Diarios Estoicos: Cuando la ofrenda del agravio sustituye el sacrificio del carácter
Tienes poder sobre tu mente — no sobre los eventos. Date cuenta de esto, y hallarás fuerza.
Marco Aurelio
Desde la ventana del trolebús se ve una hilera de cuerpos pegados a sus pantallas, cabezas agachadas como en oración. Una joven se detiene a leer un comentario hiriente, algo que no esperaba. Su rostro cambia apenas. Guarda el teléfono como quien devuelve una daga a la funda. El mundo sigue. Un niño grita por un helado, un perro cruza la calle con la dignidad de quien ha sobrevivido a todo.
Esa escena —tan mínima como constante— me recuerda cuántas veces nos sentimos heridos sin sangre. Victimizados sin verdugo. Ofendidos por ecos. A veces, todo se resume en un “me hicieron”: una frase dicha sin intención, una ausencia, una mirada no devuelta. Y entonces, sin darnos cuenta, ofrecemos el agravio como si fuera identidad. Lo cultivamos. Lo cargamos. Lo convertimos en altar.
El pensamiento
Hoy se celebra con fervor la cultura de la ofensa. No la justicia, no la reparación: la ofensa. Nos entrenamos para sentirnos heridos, y al hacerlo, también para exigir que otros se arrodillen ante nuestras fracturas. Y sí, hay heridas reales, sí, hay sistemas injustos. Pero una cosa es reconocer el daño y otra vivir de él.
La filosofía estoica, en cambio, nos invita a una disciplina radical: distinguir entre lo que depende de nosotros y lo que no. No para negar la injusticia, sino para no convertirla en excusa. No para callar el agravio, sino para que no nos robe el timón.
Epicteto, esclavo tullido, lo dijo sin rodeos: “No son las cosas las que nos afectan, sino nuestras opiniones sobre ellas”. Y Marco Aurelio —emperador que no podía elegir el caos de su imperio— insistía en que el carácter era la única verdadera fortaleza. No la piedad ajena. No la aprobación. No el eco del agravio amplificado por mil retuits.

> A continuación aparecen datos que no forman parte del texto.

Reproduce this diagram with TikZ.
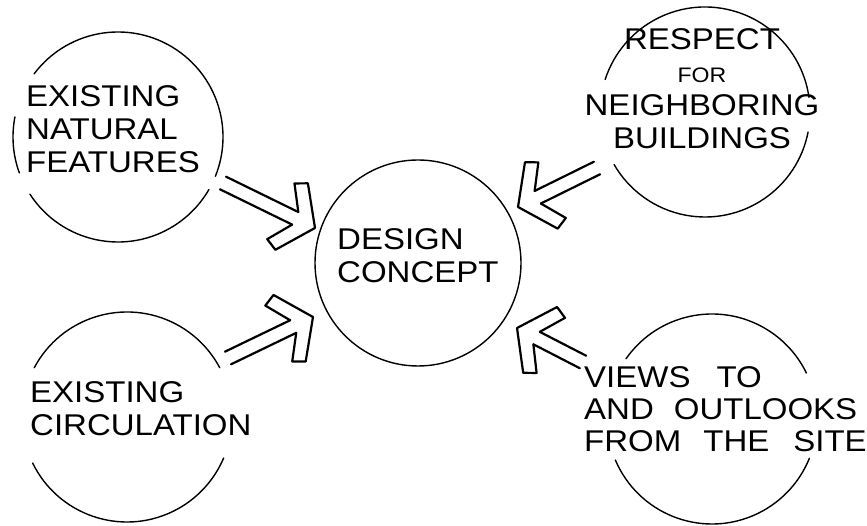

Y sin embargo, hoy, en el altar del mundo hipersensible, ser víctima es casi un sacramento. “¿Quién sufre más?”, parece preguntar la plaza pública. Se compite por mostrar la herida más visible. Se exige que todo se transforme para no incomodarnos. Pero la incomodidad no es enemiga: es maestra. El dolor no es siempre injusticia: a veces es simplemente la vida enseñando sin anestesia.
Séneca decía que el sabio no necesita reparación, porque su dignidad no depende de terceros. No porque no sufra. Sino porque ha elegido no quedarse ahí. Porque sabe que convertir el daño en identidad es permitir que el otro escriba tu historia.
Y en eso reside la incompatibilidad con cierta visión del mundo actual: el estoico no niega el dolor, pero no lo negocia como moneda. No lo eleva como bandera. No pide permiso para ser libre.
Frente a la lógica de la ofensa perpetua, el estoicismo propone otra forma de estar en el mundo: resistir sin ruido, caminar sin reclamar, cuidar el carácter como último reducto de libertad. Mientras la cultura del agravio exige reparación externa, el estoico trabaja dentro. Mientras uno espera ser reconocido como herido, el otro elige no ceder su dignidad ni siquiera al enemigo.
La verdadera revolución no está en visibilizar cada herida. Está en no permitir que la herida decida por ti.
El eco
Esta mañana, al apagar el celular, sentí un alivio extraño. Como si el agravio —ese que uno ni siquiera sabía que cargaba— se disolviera en el silencio. Caminé hasta el parque. Nadie me debía nada. Nadie me debía reconocimiento. Nadie me debía reparación.
Y, sin embargo, el sol brillaba como si me conociera.
En un banco de madera, una anciana se amarraba los zapatos con lentitud de ritual. Un niño le ofreció ayuda y ella sonrió con la serenidad de quien ya no espera disculpas. Solo camina.
Quizás eso sea: dejar de ofrecer el agravio como pasaporte. Y volver a caminar con los hombros libres. Sin culpa, sin ira, sin expectativa. Con carácter.
Con ese invisible escudo que los estoicos forjaban cada día con lo único que no les podían quitar: su elección.